Criticisms of other Brexit-related legislation also apply to this bill (see box, above). In addition, it cannot turn back the clock to the 1980s and 1990s, says Barnes, a time when although the UK was a (then) EEC member, UK policy ‘was much more autonomous’. Policy has since ‘coalesced’ around EU action. With EU sanctions positions ‘the UK has been a driver’, she notes – one factor that points to ‘a tension’ between the UK and EU positions in the future.
‘Post-Brexit, we won’t have that traction,’ she warns.
That could mean a triple break in western sanctions approaches – a fracture that leads to the US, UK and EU taking three irreconcilable positions, with trading businesses expected to complete the impossible task of complying with all three. The situation for businesses may be all the more serious because, as Martin points out: ‘Commercial lawyers do not always appreciate that the sanctions legislation creates criminal offences… with scope for custodial sentences and unlimited fines.’
Before the US and Europe fell out over Iran, the UK had moved to reform the Treasury’s superintendence of sanctions rules. It created the Office of Financial Sanctions Implementation (OFSI). At its inception, OFSI reflected the atmosphere in which sanctions were being lifted, not least against Iran – an atmosphere of cautious hope in the context of still-strict rules. OFSI’s homepage still features a picture of a freighter, at full steam, and OFSI blog posts have titles such as ‘enforcement and engagement’.

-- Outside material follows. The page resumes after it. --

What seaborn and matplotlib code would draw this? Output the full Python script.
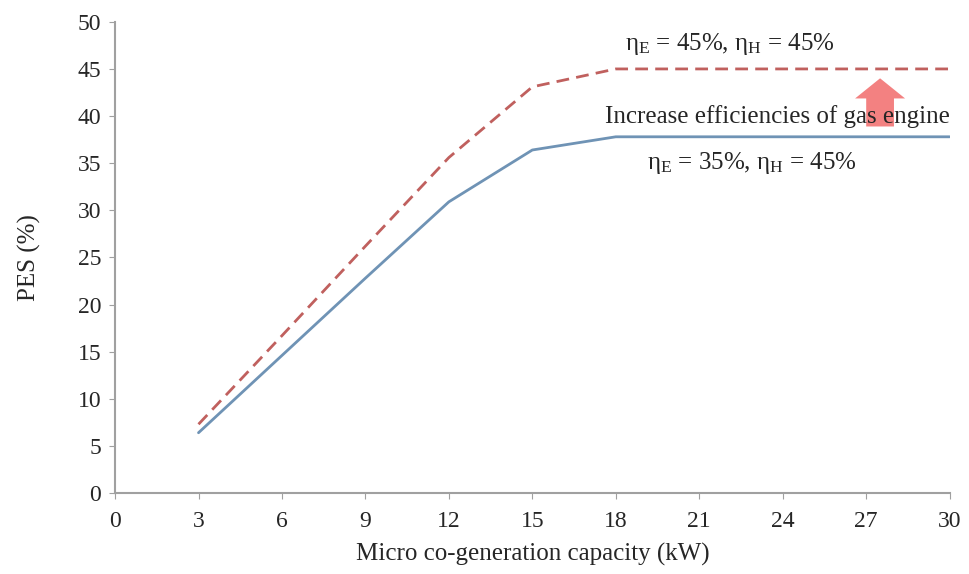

‘I’m head of enforcement and engagement for the Office of Financial Sanctions Implementation,’ writes the OFSI’s David McLean. ‘This may sound like a contradiction, but I think enforcement and engagement are natural fits.’
Lawyers are not openly critical of OFSI, but its operation has presented frustrations some are willing to share anonymously. ‘On intention, OFSI is good,’ says one. ‘The problem is caused by the fact that, as a new body, it has a lot of catching up to do.’
On legal representation, OFSI comes in for particular criticism. To be paid for advice to a sanctioned person, a licence is needed. The Asset Freezing Unit, OFSI’s predecessor, would grant ‘open-ended’ licences – albeit carrying reporting requirements. ‘It all made sense and was fine,’ runs a typical assessment. ‘But with OFSI, the policy has changed.’
OFSI decides that just by advising, a lawyer is conferring an ‘economic benefit’ on a client. ‘So before opening a matter you need to apply for a licence,’ the Gazette has been told. ‘OFSI took the view it could not grant open-ended licences. It wants to know what you will advise the client about… They would ask for legally privileged information. We would say we can’t, especially if what we are being asked about is a challenge to the Treasury.’
There are now disputes about the length of time allotted for each licence, resulting in ‘enormous problems regarding the running of litigation when you are running out of licence time’. What is more: ‘Licence applications are not quick. One took a year. It was becoming unworkable. Consequently, clients were going elsewhere. If you need legal advice, you can go and get any EU lawyer – why would you go to a UK lawyer?’
OFSI decisions on licences, runs another complaint, are taken by civil servants ‘with minimal legal input’.
Sanctions lawyers are advising clients in contexts that involve huge uncertainties. The US track record indicates that, tough-sounding headlines achieved, licences and waivers may provide a solution. But past form cannot be relied upon.
As WilmerHale’s David observes: ‘President Trump has indicated that his administration will aggressively enforce the reinstated secondary sanctions and companies would be wise to take these statements into account. The counterpoint is that the US government will face diplomatic and economic pressure when it actually comes to enforcing the new sanctions against a company doing business in Iran that might have its principal place of business in the territory of a close ally. These are political rather than legal questions and companies should approach business in Iran with extreme caution until the position is clearer.’
The difficulty, Barnes says, is ‘reading the tea leaves. The Trump administration is very headline-grabbing’. But Trump already has some form on sanctions compromises, she points out: ‘With the Russian oligarchs [sanctioned], licences were [later] issued to do business with Rusal. There may be a similar situation, where the US bark is worse than its bite.’
As the UK heads out of the EU, it has an even greater interest than the EU27 in such accommodations being reached – and quickly.